The plan was discovered by secret police agents in the Eastern Province city of Dammam who learned that a Pakistani wanted in several legal cases was working on smuggling out fellow citizens to neighbouring Bahrain. Under the plan, an employee working at the causeway would be given SR50,000 to facilitate the smuggling.

Acting on the information, the security agencies coordinated their efforts in order to arrest all those involved in the attempt, Saudi news site Sabq reported on Monday.

All the suspects, including the employee, were eventually arrested on Friday at 2am at the causeway and referred to the competent authorities for legal action.

It was unclear why the Pakistanis were smuggled out of the country, as authorities typically do not specify the reasons.

Online users widely condemned the employee for accepting a bribe in order to help smuggle people, saying that he was working against the public order and the interests of the nation.

The attempt to smuggle the Pakistanis via the 25-kilometre causeway is the latest in a series of bid to move people or prohibited items into or out of Saudi Arabia or Bahrain.

Earlier this month, Saudi authorities foiled an attempt to smuggle a foreign woman into the country by hiding her inside a car.

The woman was reportedly “concealed” under a pile of clothes behind the front seats of the car crossing the causeway.

“A car arrived early in the morning to the customs area for clearance,” Daif Allah Al Otaibi, the general director of customs at King Fahd Causeway, said. “During the routine inspection, a foreign woman was discovered on the mats and under a pile of clothes behind the driver’s seat. The ruse obviously did not work and the customs officer reported the case. The procedures in such cases are being followed,” he said.

The nationality of the woman and the reasons for the smuggling were not announced by the authorities.

In June 2013, an attempt to smuggle a European woman into Saudi Arabia was foiled by local customs officers.

The woman whose nationality was not revealed did not have a passport and was hiding under a large carpet and a small wooden table on the Pajero floor mats.

The woman was discovered as the customs inspected the car driven by a British national.

Thousands of vehicles and passengers, mainly Saudis, regularly use the terrestrial link, particularly over the weekend.

Customs officers on both sides of the causeway have been engaged in a relentless battle against incredible ruses to smuggle weapons, explosives, alcohol, birds and animals, a task that has been rendered particularly challenging by the high number of daily users and commuters.

In May, Saudi Arabia foiled an attempt to smuggle RDX — a highly explosive material — and detonators intended to be used in the kingdom.

The Saudi security men had doubts about the two men driving into Saudi Arabia and decided to search their car.
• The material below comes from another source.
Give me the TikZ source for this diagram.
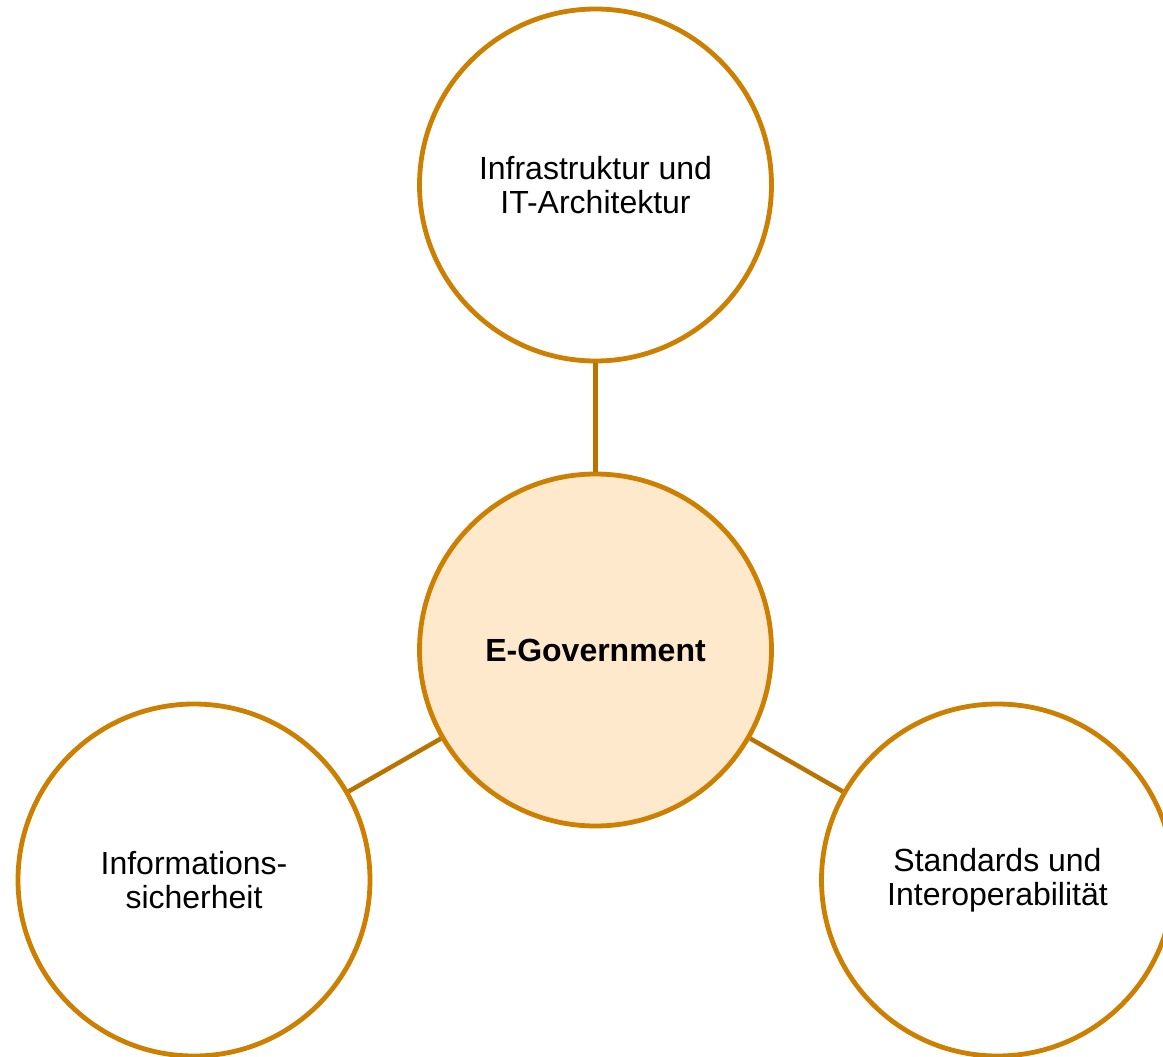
\documentclass[tikz,border=0pt]{standalone}
\usepackage{fontspec}
\setmainfont{Liberation Sans}
\definecolor{ringc}{HTML}{CC7F00}
\definecolor{linkc}{HTML}{B87300}
\definecolor{fillc}{HTML}{FFE9CC}
\begin{document}
\begin{tikzpicture}[x=1pt,y=-1pt,
  ring/.style={circle,draw=ringc,line width=4.8pt,fill=white,minimum size=352pt,inner sep=0pt,align=center,
    font=\fontsize{32pt}{34pt}\selectfont},
  hub/.style={ring,fill=fillc,font=\fontsize{32pt}{34pt}\selectfont\bfseries},
  link/.style={draw=linkc,line width=4.5pt}]
\useasboundingbox (0,0) rectangle (1163,1057);
\clip (0,0) rectangle (1163,1057);
\node[hub] (c) at (595.5,650) {E-Government};
\node[ring] (t) at (595.5,185) {Infrastruktur und\\IT-Architektur};
\node[ring] (l) at (194,880) {Informations-\\sicherheit};
\node[ring] (r) at (997.5,880) {Standards und\\Interoperabilität};
\draw[link] (c) -- (t);
\draw[link] (c) -- (l);
\draw[link] (c) -- (r);
\end{tikzpicture}
\end{document}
The inspection yielded 14 bags carefully hidden inside the back seats of the car. Officials said that 11 bags contained more than 30 kilos of the RDX and two bags had 50 blasting caps. The last bag had a six-metre detonator cord.

In March, Bahraini authorities said that they seized bomb-making material on a bus coming from Iraq via Saudi Arabia with 55 passengers on-board, mostly women and children.

“A screening of the passengers’ luggage with X-ray machines showed that one of the bags contained suspicious things,” Advocate General and Terror Crimes Chief Prosecutor Ahmad Al Hammadi said. “During a closer inspection, 140 electric detonators, 41 electric circuits that could be used in blasts, a remote control and some mobile phones were found hidden inside some electrical appliances in the bag.”

The causeway was opened on November 26, 1986 by the then rulers of Saudi Arabia and Bahrain King Fahd Bin Abdul Aziz Al Saud and Shaikh Eisa Bin Salman Al Khalifa.